Reading the Shot Clock
Shot timing, interpreted correctly, tells you several things simultaneously:
| Observation | Likely cause |
|---|---|
| Shot too fast (< 20s, low yield) | Grind too coarse, dose too low, or channelling |
| Shot too slow (> 35s, normal yield) | Grind too fine, dose too high, or over-tamping |
| Shot too slow (> 35s, high yield) | Fine grind with high permeability — water forces through eventually |
| Inconsistent shot times between pulls | Channelling, uneven distribution, worn burrs |
| Normal time, pale crema | Coffee too old (low CO₂), or extraction temperature too low |
Shot time is one data point in a triangle of dose, yield, and time. All three must align for the extraction to be intentional rather than accidental. A 28-second shot that yields 36g from an 18g dose (1:2 ratio) is calibrated; a 28-second shot that yields 22g is either channelling or under-dosed — the time matches the guideline but the physics have gone wrong somewhere in the puck.

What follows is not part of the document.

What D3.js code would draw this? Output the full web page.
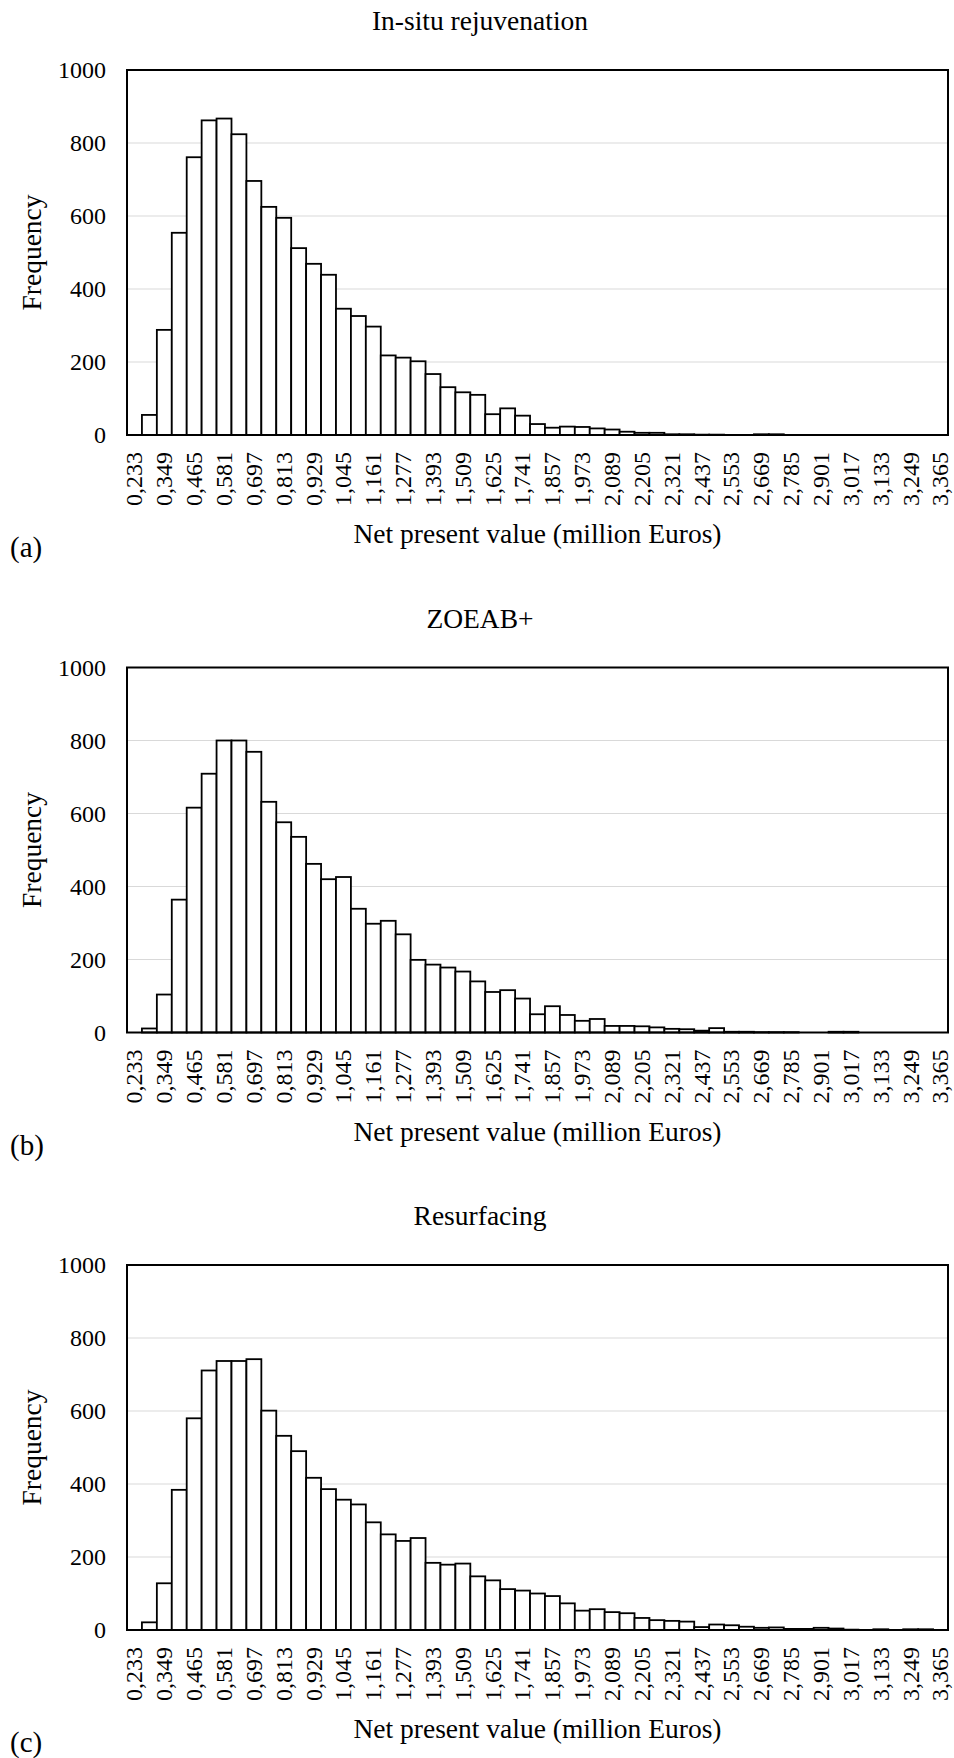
<!DOCTYPE html>
<html>
<head>
<meta charset="utf-8">
<script src="https://cdn.jsdelivr.net/npm/d3@7"></script>
<style>
  body { margin: 0; background: #fff; }
  svg text { font-family: "Liberation Serif", "Times New Roman", serif; fill: #000; }
</style>
</head>
<body>
<div id="chart"></div>
<script>
// histogram bins (NPV, million Euros)
const bins = ["0,233","0,291","0,349","0,407","0,465","0,523","0,581","0,639","0,697","0,755",
  "0,813","0,871","0,929","0,987","1,045","1,103","1,161","1,219","1,277","1,335",
  "1,393","1,451","1,509","1,567","1,625","1,683","1,741","1,799","1,857","1,915",
  "1,973","2,031","2,089","2,147","2,205","2,263","2,321","2,379","2,437","2,495",
  "2,553","2,611","2,669","2,727","2,785","2,843","2,901","2,959","3,017","3,075",
  "3,133","3,191","3,249","3,307","3,365"];

const insitu = [0,55,288,554,761,862,867,824,696,625,
  595,512,469,439,346,326,297,218,212,202,
  167,131,117,110,57,73,53,30,20,23,
  22,18,15,9,6,6,2,2,1,1,
  0,0,2,2,0,0,0,0,0,0,
  0,0,0,0,0];

const zoeab = [0,11,104,364,616,709,800,800,769,632,
  576,536,462,420,426,339,298,306,269,199,
  186,178,167,140,111,116,93,50,72,48,
  32,37,18,18,17,14,10,9,5,12,
  2,2,1,1,1,0,0,2,2,0,
  0,0,0,0,0];

const resurfacing = [0,21,128,384,580,711,737,737,742,601,
  532,490,417,386,357,344,295,262,244,252,
  184,179,182,147,136,112,108,100,93,73,
  53,57,49,46,33,27,25,23,8,15,
  13,9,6,7,3,3,6,4,1,0,
  2,0,2,2,0];

const yTicks = [0, 200, 400, 600, 800, 1000];

const panels = [
  {title: "In-situ rejuvenation", tag: "(a)", values: insitu},
  {title: "ZOEAB+", tag: "(b)", values: zoeab},
  {title: "Resurfacing", tag: "(c)", values: resurfacing}
];

const width = 954, height = 1758;
const left = 127, right = 948, plotH = 365, pitch = 597.5, firstTop = 70;

const svg = d3.select("#chart").append("svg")
  .attr("width", width)
  .attr("height", height);

const x = d3.scaleBand().domain(bins).range([left, right]).paddingInner(0).paddingOuter(0);

panels.forEach((p, i) => {
  const top = firstTop + i * pitch;
  const bottom = top + plotH;
  const y = d3.scaleLinear().domain([0, 1000]).range([bottom, top]);
  const g = svg.append("g");

  // gridlines
  g.selectAll(".grid").data(yTicks.slice(1, -1)).enter().append("line")
    .attr("x1", left).attr("x2", right)
    .attr("y1", d => y(d)).attr("y2", d => y(d))
    .attr("stroke", "#d9d9d9").attr("stroke-width", 1.2);

  // bars
  g.selectAll(".bar").data(p.values.map((v, k) => ({bin: bins[k], v: v})))
    .enter().append("rect")
    .filter(d => d.v > 0)
    .attr("x", d => x(d.bin))
    .attr("y", d => y(d.v))
    .attr("width", x.bandwidth())
    .attr("height", d => y(0) - y(d.v))
    .attr("fill", "#fff")
    .attr("stroke", "#000")
    .attr("stroke-width", 1.8);

  // plot frame
  g.append("rect")
    .attr("x", left).attr("y", top)
    .attr("width", right - left).attr("height", plotH)
    .attr("fill", "none").attr("stroke", "#000").attr("stroke-width", 2);

  // y axis labels
  const yAxis = d3.axisLeft(y).tickValues(yTicks).tickFormat(d3.format("d")).tickSize(0).tickPadding(21);
  const ya = g.append("g").attr("transform", `translate(${left},0)`).call(yAxis);
  ya.select(".domain").remove();
  ya.attr("font-family", null);
  ya.selectAll("text").attr("font-size", 24);

  // x axis labels, every other bin
  const xAxis = d3.axisBottom(x).tickValues(bins.filter((b, k) => k % 2 === 0)).tickSize(0);
  const xa = g.append("g").attr("transform", `translate(0,${bottom})`).call(xAxis);
  xa.select(".domain").remove();
  xa.attr("font-family", null);
  xa.selectAll("text")
    .attr("font-size", 24)
    .attr("text-anchor", "end")
    .attr("transform", "rotate(-90)")
    .attr("x", -17).attr("y", 0).attr("dy", "0.33em");

  // titles
  g.append("text").attr("x", 480).attr("y", top - 40)
    .attr("text-anchor", "middle").attr("font-size", 27.5).text(p.title);
  g.append("text").attr("x", (left + right) / 2).attr("y", bottom + 108)
    .attr("text-anchor", "middle").attr("font-size", 27.5).text("Net present value (million Euros)");
  g.append("text")
    .attr("transform", `translate(41,${(top + bottom) / 2}) rotate(-90)`)
    .attr("text-anchor", "middle").attr("font-size", 27.5).text("Frequency");
  g.append("text").attr("x", 10).attr("y", bottom + 122)
    .attr("font-size", 29).text(p.tag);
});
</script>
</body>
</html>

Conclusion: Time as a Window, Not a Target
The physics of espresso shot timing reduce to this: time is a consequence of the resistance the puck offers to pressurised water, and that resistance is the sum of grind size, dose, tamp, distribution, and puck permeability. The 25–30 second window is the range in which these variables typically conspire to produce optimal extraction — not a rule that makes a shot correct by its own observance.
Understand the hydraulics, and shot time becomes what it always was: a signal about what the coffee and the machine are doing together, legible only to those who know what language they are speaking.